The proper use of medicines could save the US healthcare system $213 billion annually, according to Joseph Jimenez, CEO of Novartis, in an article for the World Economic Forum. He goes on to say that, based on research, US healthcare costs could be reduced by 25% if health systems and policy makers could stop treatments that aren't working.
Or maybe stop them in trials? Products with marketing approval are only part of the problem of course. Surely we need to start at the beginning? Let's focus on clinical trials. The 'gold standard' is being challenged, fundamentally at the level of data and how it is captured and when. But increasingly also on how decisions are made based on a changing relationship with that data.
Real World Evidence, or patient level data captured outside clinical control, is only one challenge to the RCT gold standard. The rise of Adaptive clinical trials is another sign that the drug industry is responding to cost pressures and looking at ways to improve on what was previously considered optimal.
Real World Evidence has already been demonstrating an impact on development costs, by identifying unmet needs or subpopulations responding well to therapeutics. But with increasing pressure to make more from less change needed to happen. When even relatively new therapeutic areas like IO are already hotly contested and with diminishing returns in saturated markets, we already knew the days of the blockbuster were behind us. The RCT model, well suited to the blockbuster and its immense financial returns, needed to evolve to a model more suited to speciality indications.

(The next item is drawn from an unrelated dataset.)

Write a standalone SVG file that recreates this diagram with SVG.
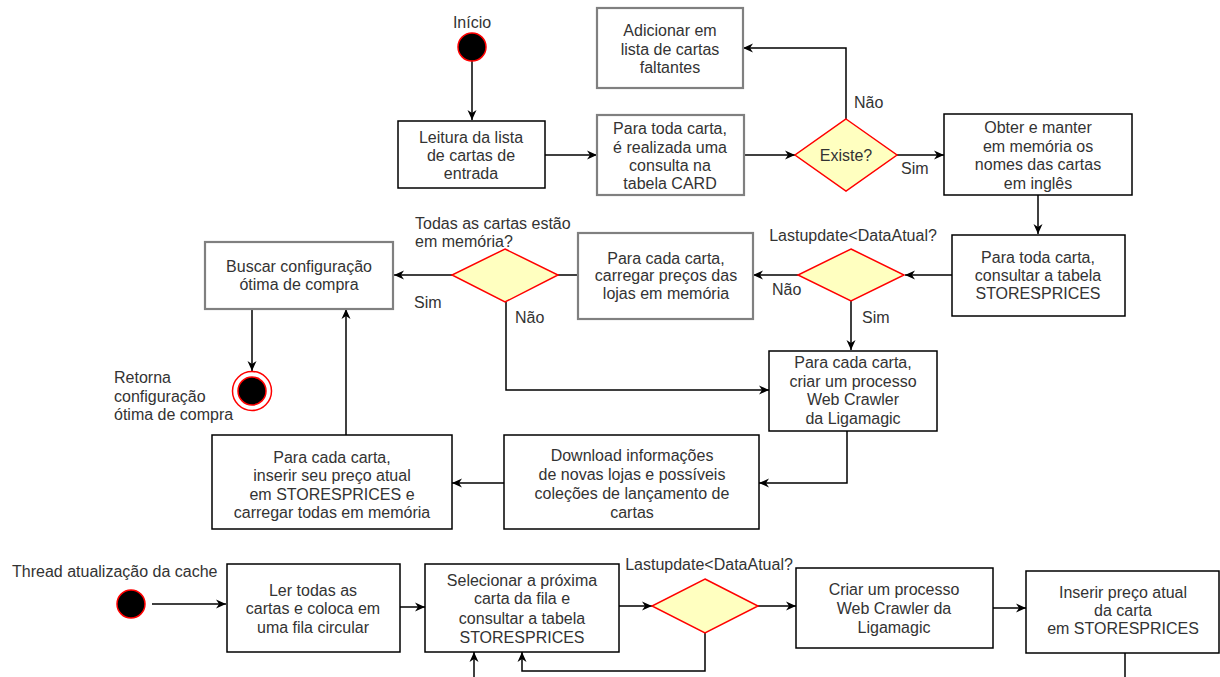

The Adaptive trial brings a new level of agility to the trial sequence, although the protocol must still be approved in advance. In the adaptive model, patient biometric data can be collected and utilized to make scheduled adjustments to the trial design. By capturing real-time patient data for analysis, treatment aims, dosage etc can be varied to telescope in on the patient group which respond to treatment, or treatments which have an optimal outcome for the patient group.
Like Real World Data and Evidence synthesis, Adaptive trials have advantages over the gold standard RCT model. Trial timelines can be shorter, and patient recruitment - a real pain point - is reduced.
Perhaps the biggest winner is the patient group. Treatments or doses which don't work can be dropped from the trial based on interim data. Patients are exposed to more effective treatments quickly, rather than having to wait until the end of a lengthy RCT.
Of course, having the right data in a format which is quickly understandable and sufficient to make decisions from has it's own challenges. Technology, people, cultural shift to adopt to an adaptive model and accepting that confidence based on interim results might have to trump certainty with more data.
Adaptive trials could make a big impact on costs, but it needs more adaptive thinking to make them happen. Say 25% more.